The World Health Organisation’s offering, Safe abortion: Technical and policy guidance for health systems, is a panoramic view comprising comprehensive guidelines to govern all the technical and policy requirements of health systems looking to incorporate safe abortion mechanisms in their domain.

The guidance indicates that health evidence, technologies and the human rights rationale towards providing safe, comprehensive abortion care have evolved considerably over the past twenty years or so. However, notwithstanding these advances, there is an estimated amount of as many as 22 million abortions being performed unsafely on an annual basis, culminating in the death of as many as 47 000 women and disabilities for an additional 5 million women.[1]  These deaths are preventable – had there been some sexuality education, family planning, access to safe and legally induced abortions, and care for complications arising out of abortion.

The guidance explains that safe abortions are legally available in most developed countries, upon request or under the ambit of broad social and economic grounds. In that milieu, services are generally easily accessible and available. But in countries where abortion is either legally banned or restricted heavily, safe abortions become something that remains accessible only within the domain of the affluent. Poor women are largely left with next to no choice. This causes them to resort to unsafe providers – ultimately leading to their death, or other complications. These deaths invariably become the “social and financial responsibility of the public health system”. Considering the need for evidence-based best practices for providing safe abortion care in order to protect the health of women, the WHO updated its 2003 publication.

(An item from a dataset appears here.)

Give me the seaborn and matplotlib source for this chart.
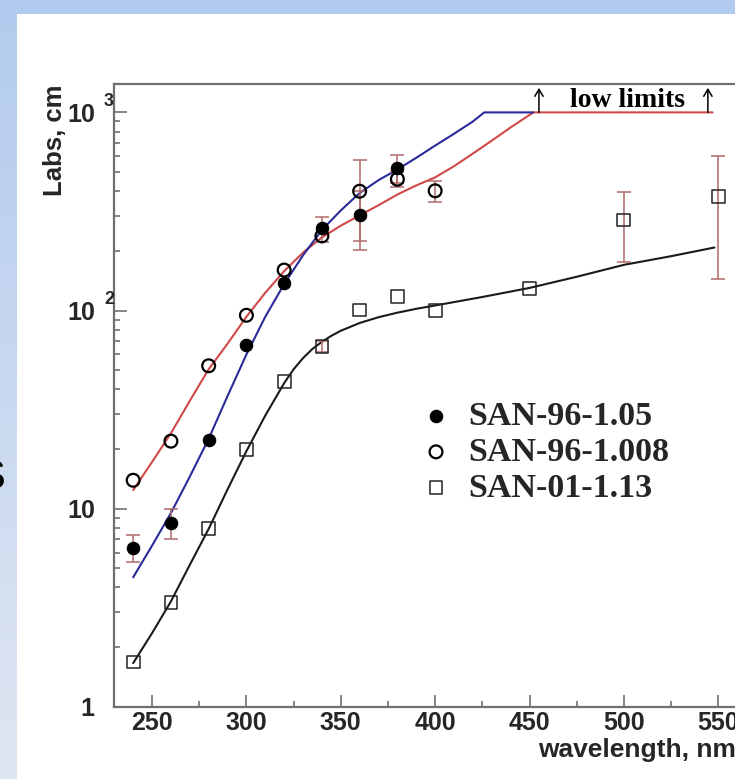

The guidance acknowledges the differences in the legal, regulatory, policy and service delivery mechanisms in each country from the other, but builds uniform practices that can help create strongly informed decision-making initiatives towards accessing and availing safe abortion. The guidance details the following elements:

Recommendations related to specific methods of surgical abortion

Recommendations for medical abortion

Recommendations for the surgical or medical methods preferred beyond 12 weeks of gestation.

Recommendations related to clinical care prior to induced abortion, including consideration of cervical preparation, use of diagnostic ultrasonography, use of antibiotics and pain-management options.

Recommendations related to post-abortion care, including initiation of contraception, treatment of incomplete abortion and whether there is a medical need for routine follow-up visits after induced abortion.

Recommendations related to application of the clinical guidance in establishing and strengthening abortion services, including the development of national standards and guidelines; training and equipping of service providers; assessing, prioritizing and financing of health-system needs; introducing and scaling-up of interventions; and monitoring and evaluation.

Recommendations concerning legal, policy and human rights dimensions

The core principles on which his guidance was built on the acknowledgment of the need to fill important information gaps using primary research, and on the need to build research towards de-medicalising abortion care. It also details some observations for the future, concerning safe abortions.

To download the report, click here.

 



[1] Ahman E, Shah IH. New estimates and trends regarding unsafe abortion mortality. International Journal of Gynecology and Obstetrics, 2011, 115:121–126.